Are pearl earrings appropriate for a modern wedding?
Pearl earrings remain among the most consistently recommended choices for bridal wear and are by no means limited to traditional or conservative aesthetics. Their relevance in 2026 bridal styling is supported by BHLDN listing pearl jewelry as a featured category, Kendra Scott offering pearl bridal earrings in both fashion and fine gold ($275–$500), and Mikimoto's dedicated bridal pearl suite positioning at the luxury tier. The key distinction is pearl type and setting: small, simple pearl studs read classic and quiet; large baroque pearl drops or asymmetric pearl-and-diamond ear climbers read thoroughly modern. For minimalist gowns in crepe or chiffon, a single-strand Akoya pearl drop earring in 18k white gold is one of the most versatile choices a bride can make — it photographs beautifully in all lighting and scales up or down depending on gown detail level.
What bridal jewelry brands offer complete earring, necklace, and bracelet sets?

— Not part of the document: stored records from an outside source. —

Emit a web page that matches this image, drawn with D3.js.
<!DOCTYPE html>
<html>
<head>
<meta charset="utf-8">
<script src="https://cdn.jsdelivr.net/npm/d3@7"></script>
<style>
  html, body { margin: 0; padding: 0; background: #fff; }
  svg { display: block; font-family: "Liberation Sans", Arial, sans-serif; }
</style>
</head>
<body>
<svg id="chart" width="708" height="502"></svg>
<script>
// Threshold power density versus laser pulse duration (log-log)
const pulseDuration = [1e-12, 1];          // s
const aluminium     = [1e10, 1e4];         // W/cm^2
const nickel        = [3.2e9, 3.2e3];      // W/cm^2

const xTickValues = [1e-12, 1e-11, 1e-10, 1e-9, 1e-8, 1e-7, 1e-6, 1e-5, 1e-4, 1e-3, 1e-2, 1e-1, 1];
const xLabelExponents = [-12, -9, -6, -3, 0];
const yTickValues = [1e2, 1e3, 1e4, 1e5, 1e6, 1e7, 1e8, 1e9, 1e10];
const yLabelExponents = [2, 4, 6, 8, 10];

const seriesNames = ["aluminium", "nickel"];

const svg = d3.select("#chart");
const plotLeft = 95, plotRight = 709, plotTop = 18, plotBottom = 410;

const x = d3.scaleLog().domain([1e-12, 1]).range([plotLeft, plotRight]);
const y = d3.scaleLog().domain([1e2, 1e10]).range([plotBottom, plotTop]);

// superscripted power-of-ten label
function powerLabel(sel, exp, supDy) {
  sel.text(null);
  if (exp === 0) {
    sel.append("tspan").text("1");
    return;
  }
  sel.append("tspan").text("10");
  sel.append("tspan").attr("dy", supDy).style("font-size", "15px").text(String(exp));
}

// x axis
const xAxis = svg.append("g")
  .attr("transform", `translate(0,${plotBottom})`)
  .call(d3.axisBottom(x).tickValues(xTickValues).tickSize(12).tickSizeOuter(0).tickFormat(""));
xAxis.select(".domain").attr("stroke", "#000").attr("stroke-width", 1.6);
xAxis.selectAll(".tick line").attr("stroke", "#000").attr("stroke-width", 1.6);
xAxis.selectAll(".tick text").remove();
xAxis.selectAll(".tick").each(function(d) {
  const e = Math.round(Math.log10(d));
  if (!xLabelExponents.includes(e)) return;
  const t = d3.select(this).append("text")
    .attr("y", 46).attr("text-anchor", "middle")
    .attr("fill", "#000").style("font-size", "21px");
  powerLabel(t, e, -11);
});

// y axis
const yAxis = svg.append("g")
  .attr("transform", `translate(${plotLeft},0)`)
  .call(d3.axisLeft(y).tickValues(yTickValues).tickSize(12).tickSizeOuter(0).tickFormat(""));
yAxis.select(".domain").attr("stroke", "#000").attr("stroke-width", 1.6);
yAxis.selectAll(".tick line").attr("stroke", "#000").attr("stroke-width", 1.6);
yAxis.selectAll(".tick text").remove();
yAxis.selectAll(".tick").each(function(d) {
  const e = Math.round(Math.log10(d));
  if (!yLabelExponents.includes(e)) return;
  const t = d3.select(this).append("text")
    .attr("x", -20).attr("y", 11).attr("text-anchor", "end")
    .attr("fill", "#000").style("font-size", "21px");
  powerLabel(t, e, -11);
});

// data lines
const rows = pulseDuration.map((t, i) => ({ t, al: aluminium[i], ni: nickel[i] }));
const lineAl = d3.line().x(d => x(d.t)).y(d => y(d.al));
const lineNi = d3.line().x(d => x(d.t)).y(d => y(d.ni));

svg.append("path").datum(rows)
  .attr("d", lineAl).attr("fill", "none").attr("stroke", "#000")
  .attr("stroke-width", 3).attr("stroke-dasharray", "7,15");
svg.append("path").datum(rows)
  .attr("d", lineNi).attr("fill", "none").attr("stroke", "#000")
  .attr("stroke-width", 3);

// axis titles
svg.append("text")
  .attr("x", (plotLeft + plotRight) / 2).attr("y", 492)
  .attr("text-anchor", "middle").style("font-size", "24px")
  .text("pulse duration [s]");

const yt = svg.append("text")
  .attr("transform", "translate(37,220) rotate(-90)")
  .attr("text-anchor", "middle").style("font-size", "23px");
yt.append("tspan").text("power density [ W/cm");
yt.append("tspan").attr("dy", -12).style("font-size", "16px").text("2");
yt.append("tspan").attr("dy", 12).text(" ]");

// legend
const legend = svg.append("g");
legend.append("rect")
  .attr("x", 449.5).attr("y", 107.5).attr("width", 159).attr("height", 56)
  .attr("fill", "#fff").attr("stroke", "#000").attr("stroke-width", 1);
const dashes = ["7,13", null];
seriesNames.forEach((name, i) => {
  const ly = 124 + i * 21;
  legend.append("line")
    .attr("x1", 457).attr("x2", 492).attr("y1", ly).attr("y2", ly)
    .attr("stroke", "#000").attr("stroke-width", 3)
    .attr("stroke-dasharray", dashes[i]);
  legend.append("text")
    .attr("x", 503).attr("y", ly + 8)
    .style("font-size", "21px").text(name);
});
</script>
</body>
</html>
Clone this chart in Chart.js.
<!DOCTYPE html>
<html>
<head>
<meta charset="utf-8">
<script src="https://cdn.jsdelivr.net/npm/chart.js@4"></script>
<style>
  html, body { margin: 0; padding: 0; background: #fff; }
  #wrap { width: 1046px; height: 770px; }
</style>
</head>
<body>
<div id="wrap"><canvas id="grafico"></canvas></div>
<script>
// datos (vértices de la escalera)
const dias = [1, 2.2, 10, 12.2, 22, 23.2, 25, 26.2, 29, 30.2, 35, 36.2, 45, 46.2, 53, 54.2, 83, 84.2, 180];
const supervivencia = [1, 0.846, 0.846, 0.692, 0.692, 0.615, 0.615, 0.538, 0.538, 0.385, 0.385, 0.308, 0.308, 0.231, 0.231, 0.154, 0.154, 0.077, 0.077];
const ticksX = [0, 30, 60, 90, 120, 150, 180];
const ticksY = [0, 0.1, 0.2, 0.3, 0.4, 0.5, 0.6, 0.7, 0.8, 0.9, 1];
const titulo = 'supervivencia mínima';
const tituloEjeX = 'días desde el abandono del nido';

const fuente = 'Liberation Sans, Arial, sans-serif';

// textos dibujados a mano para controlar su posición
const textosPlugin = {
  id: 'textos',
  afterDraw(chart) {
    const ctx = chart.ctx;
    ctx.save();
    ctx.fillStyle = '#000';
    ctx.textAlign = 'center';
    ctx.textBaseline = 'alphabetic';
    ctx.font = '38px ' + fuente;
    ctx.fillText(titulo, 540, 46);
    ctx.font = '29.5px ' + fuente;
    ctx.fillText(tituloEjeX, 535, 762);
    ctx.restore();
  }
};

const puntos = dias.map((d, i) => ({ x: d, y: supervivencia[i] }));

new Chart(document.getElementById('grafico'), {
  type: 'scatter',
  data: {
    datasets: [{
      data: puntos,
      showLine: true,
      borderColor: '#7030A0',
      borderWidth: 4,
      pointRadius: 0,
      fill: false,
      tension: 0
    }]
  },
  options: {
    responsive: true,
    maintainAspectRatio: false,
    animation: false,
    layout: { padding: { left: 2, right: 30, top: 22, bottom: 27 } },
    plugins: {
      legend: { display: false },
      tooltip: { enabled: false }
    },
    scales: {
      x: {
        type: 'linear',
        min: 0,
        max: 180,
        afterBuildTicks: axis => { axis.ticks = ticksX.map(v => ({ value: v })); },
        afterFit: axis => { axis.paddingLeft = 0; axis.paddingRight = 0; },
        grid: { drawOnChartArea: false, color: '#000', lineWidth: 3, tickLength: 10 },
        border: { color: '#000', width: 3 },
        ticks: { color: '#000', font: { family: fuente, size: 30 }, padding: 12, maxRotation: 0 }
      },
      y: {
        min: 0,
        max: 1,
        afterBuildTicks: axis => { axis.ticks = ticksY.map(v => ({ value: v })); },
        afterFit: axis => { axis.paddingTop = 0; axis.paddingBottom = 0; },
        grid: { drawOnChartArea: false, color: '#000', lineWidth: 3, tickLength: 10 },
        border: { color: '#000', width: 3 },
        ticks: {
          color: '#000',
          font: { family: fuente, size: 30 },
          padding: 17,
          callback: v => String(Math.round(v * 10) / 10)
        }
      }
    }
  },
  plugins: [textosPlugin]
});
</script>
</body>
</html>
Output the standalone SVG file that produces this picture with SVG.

Several brands offer curated suites that make cohesive set-building straightforward. Kendra Scott Bridal (kendrascott.com) covers earrings, necklaces, bracelets, and rings across both fashion and fine gold tiers, with its in-store Color Bar® customisation available for brides who want matched bridesmaid sets. Gabriel & Co. (gabrielny.com) offers bridal-specific earrings, pendant necklaces, and bracelets — including the Bujukan Collection's signature gold-sphere bracelet — all conflict-free GIA-verified diamonds. Brilliant Earth (brilliantearth.com) built a capsule collection with TACORI specifically for bridal jewelry, covering diamond tennis necklaces, hoop earrings, and pavé bangles. BHLDN carries coordinated pearl and crystal sets at a mid-range price point. At the luxury end, Mikimoto's Akoya pearl suite — earrings, strand necklace, and bracelet — is the benchmark for brides wanting a single coherent pearl look across all three pieces.